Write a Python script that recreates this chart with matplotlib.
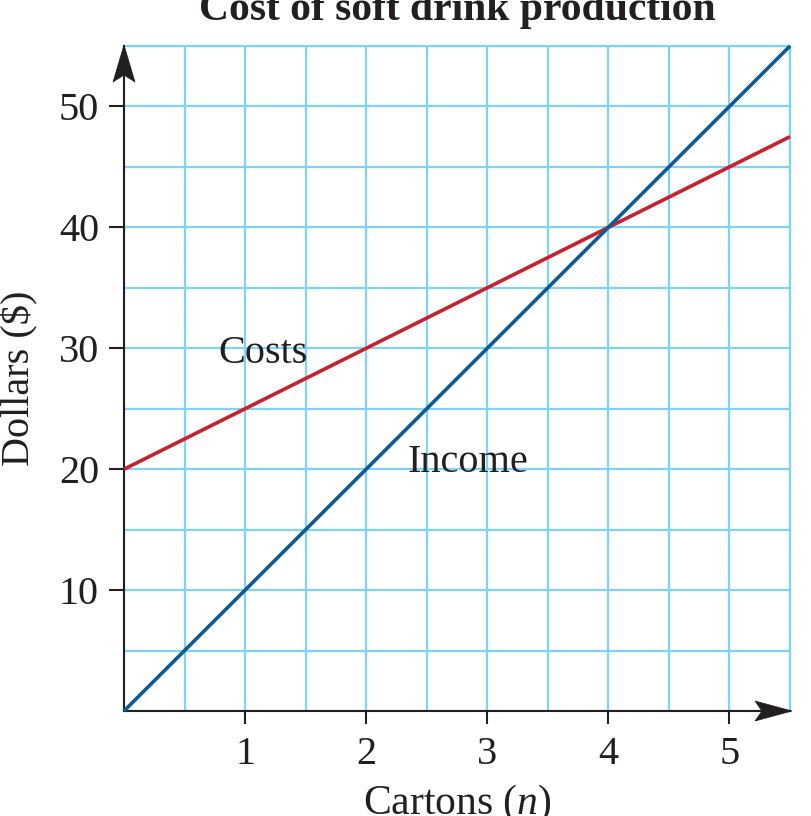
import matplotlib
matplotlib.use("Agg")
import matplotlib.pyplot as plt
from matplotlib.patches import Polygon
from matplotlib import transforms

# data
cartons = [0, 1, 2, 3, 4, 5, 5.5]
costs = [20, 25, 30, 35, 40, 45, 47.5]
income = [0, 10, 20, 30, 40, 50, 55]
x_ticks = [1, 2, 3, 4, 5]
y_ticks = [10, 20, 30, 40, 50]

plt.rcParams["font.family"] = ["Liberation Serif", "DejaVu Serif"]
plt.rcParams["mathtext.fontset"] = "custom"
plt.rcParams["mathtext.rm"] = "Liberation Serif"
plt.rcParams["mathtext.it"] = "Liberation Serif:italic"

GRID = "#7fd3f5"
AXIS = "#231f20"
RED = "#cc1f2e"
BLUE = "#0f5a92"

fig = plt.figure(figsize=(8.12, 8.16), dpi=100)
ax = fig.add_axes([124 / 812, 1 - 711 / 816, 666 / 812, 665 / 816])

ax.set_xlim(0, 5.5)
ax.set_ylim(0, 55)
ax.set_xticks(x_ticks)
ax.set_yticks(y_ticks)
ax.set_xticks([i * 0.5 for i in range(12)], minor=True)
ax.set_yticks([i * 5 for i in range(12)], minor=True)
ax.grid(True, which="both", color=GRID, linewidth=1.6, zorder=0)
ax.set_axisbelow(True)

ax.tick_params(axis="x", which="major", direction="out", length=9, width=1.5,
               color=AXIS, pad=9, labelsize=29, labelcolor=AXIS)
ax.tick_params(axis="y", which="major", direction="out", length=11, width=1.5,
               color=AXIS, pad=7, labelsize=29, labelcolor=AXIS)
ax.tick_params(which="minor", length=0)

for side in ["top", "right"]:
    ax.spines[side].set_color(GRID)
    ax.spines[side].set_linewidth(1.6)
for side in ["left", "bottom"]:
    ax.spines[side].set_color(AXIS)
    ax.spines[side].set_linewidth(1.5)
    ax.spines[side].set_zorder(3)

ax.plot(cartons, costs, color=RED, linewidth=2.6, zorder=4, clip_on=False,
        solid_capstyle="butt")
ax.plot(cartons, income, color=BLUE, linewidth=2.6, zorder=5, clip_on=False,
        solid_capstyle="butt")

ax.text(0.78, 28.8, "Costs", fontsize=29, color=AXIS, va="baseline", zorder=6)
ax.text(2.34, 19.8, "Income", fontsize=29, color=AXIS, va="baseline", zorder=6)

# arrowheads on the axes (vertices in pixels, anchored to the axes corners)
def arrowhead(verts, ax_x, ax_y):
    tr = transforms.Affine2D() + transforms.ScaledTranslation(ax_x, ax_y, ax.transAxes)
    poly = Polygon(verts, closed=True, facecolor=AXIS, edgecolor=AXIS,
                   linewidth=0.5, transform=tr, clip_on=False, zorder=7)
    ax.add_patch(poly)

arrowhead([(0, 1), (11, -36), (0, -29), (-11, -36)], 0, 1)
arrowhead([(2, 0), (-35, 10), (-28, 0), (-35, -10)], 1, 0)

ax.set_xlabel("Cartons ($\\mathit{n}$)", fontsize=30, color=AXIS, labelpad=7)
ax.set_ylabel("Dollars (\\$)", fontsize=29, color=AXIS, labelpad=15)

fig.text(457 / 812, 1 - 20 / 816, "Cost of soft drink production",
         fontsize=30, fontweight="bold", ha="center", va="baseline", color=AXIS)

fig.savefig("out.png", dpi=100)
........
**EXERCISE TASK**. Repeat, word for word and with no pictures, only the lines running from the beginning of the data to the line that contains "ax.set_axisbelow(True)".

**WRITTEN ANSWER**.
Write a Python script that recreates this chart with matplotlib.
import matplotlib
matplotlib.use("Agg")
import matplotlib.pyplot as plt
from matplotlib.patches import Polygon
from matplotlib import transforms

# data
cartons = [0, 1, 2, 3, 4, 5, 5.5]
costs = [20, 25, 30, 35, 40, 45, 47.5]
income = [0, 10, 20, 30, 40, 50, 55]
x_ticks = [1, 2, 3, 4, 5]
y_ticks = [10, 20, 30, 40, 50]

plt.rcParams["font.family"] = ["Liberation Serif", "DejaVu Serif"]
plt.rcParams["mathtext.fontset"] = "custom"
plt.rcParams["mathtext.rm"] = "Liberation Serif"
plt.rcParams["mathtext.it"] = "Liberation Serif:italic"

GRID = "#7fd3f5"
AXIS = "#231f20"
RED = "#cc1f2e"
BLUE = "#0f5a92"

fig = plt.figure(figsize=(8.12, 8.16), dpi=100)
ax = fig.add_axes([124 / 812, 1 - 711 / 816, 666 / 812, 665 / 816])

ax.set_xlim(0, 5.5)
ax.set_ylim(0, 55)
ax.set_xticks(x_ticks)
ax.set_yticks(y_ticks)
ax.set_xticks([i * 0.5 for i in range(12)], minor=True)
ax.set_yticks([i * 5 for i in range(12)], minor=True)
ax.grid(True, which="both", color=GRID, linewidth=1.6, zorder=0)
ax.set_axisbelow(True)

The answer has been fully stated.